Online colleges and online college courses are rapidly becoming more mainstream in higher education today. According to the National Center for Education Statistic’s Integrated Postsecondary Education Data System (IPEDS) database, 2,512 colleges nationwide facilitate over 29,000 online certificate and degree programs within 38 different study areas. In addition, of the 20.5 million U.S. students who are enrolled in college, 31.1% (6.4 million) are taking at least one, if not more, online college classes.
You might be surprised just how much you didn’t know about online colleges. See the infographic below of the current online college trends in the U.S.
Recent Facts About Online Colleges
The U.S. has 2,512 colleges that offer online classes and degree programs
- 2,456 colleges offer traditional, online, and hybrid classes and degree programs
- 56 colleges offer exclusively online classes and degree programs
- These 2,512 colleges facilitate over 29,000 online certificate and degree programs within 38 different study areas
- 5,058 online certificate programs (719 colleges)
- 6,146 online associate degree programs (1,279 colleges)
- 7,290 online bachelor’s degree programs (1,249 colleges)
- 7,274 master’s degrees online programs (1,253 colleges)
- 1,735 doctorate degrees online programs (206 colleges)
Where Are These Colleges Located?
48% of U.S. Online Colleges Are Located in These 10 States:
- California: 637
- Texas: 427
- New York: 377
- Philadelphia: 340
- Ohio: 334
- Florida: 310
- Illinois: 282
- North Carolina: 268
- Georgia: 211
- Virginia: 190
Who’s Going to College Online?
- Of the 20.5 million students who are enrolled in college, 31.1% (6.4 million) are taking at least one, if not more, online college classes
- Since 2012
- Online college enrollment has increased by 22%
- Overall higher education enrollment has dropped by 4.4%
- Traditional college enrollment has dropped by 11.7%
“The trend of increasing distance education enrollments in the face of declining overall higher ed enrollments suggests an important shift in the American higher education landscape, with contemporary learners leaning in to online options.” – Kathleen S. Ives, CEO anbd Executive Director, Online Learning Consortium
How Students and Academics View Online Learning
- 90% of college students think online learning is the same or better than the traditional classroom
- 71% of surveyed academic leaders rated online education as good or better than traditional face-to-face instruction given through on-campus classes
- 63% of academic leaders say online learning is crucial to long-term strategies
Online Colleges Are Affordable
Average Tuition Cost of Online Degree Programs
- Associate: $8,550 full-time, in-state; $11,087 full-time, out-of-state
- Bachelor’s: $15,052 full time, in-state; $18,551 full-time, out-of-state
- Master’s: $13,237 full-time, in-state; $16,333 full-time, out-of-state
What’s Driving The Lower Cost of Online College Programs?

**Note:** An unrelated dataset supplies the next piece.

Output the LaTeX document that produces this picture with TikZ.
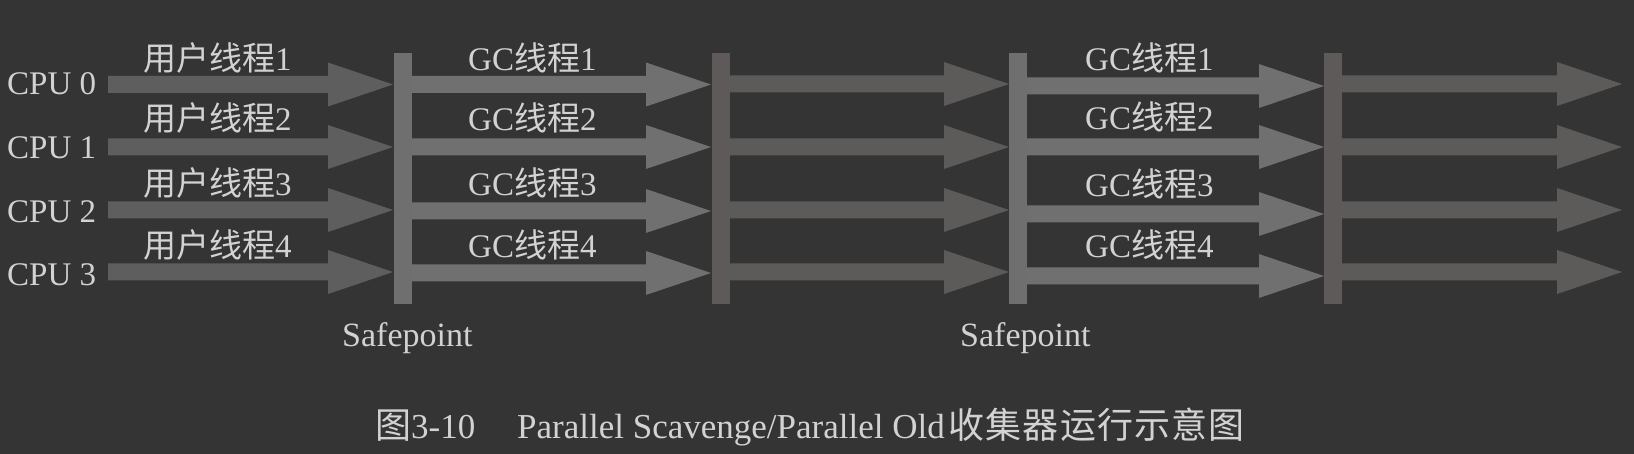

- Transportation: In most cases, you won’t have to pay to commute to a physical on-campus location, unless you are doing a hybrid program.
- Building operational costs: With online programs, colleges won’t have to pay expensive building operational and maintenance costs and will only have to fund the technology fees instead. Most online colleges charge technology fees to students to help cover this cost.
- Teacher salaries: Online programs can hire adjunct faculty, which they can pay significantly less than full-time salaried teachers. Colleges can also save by not having to provide office space since most online college teachers work from home.
- Higher student enrollment: Online programs can save on costs and tuition by admitting far more students per course than some traditional on-campus programs.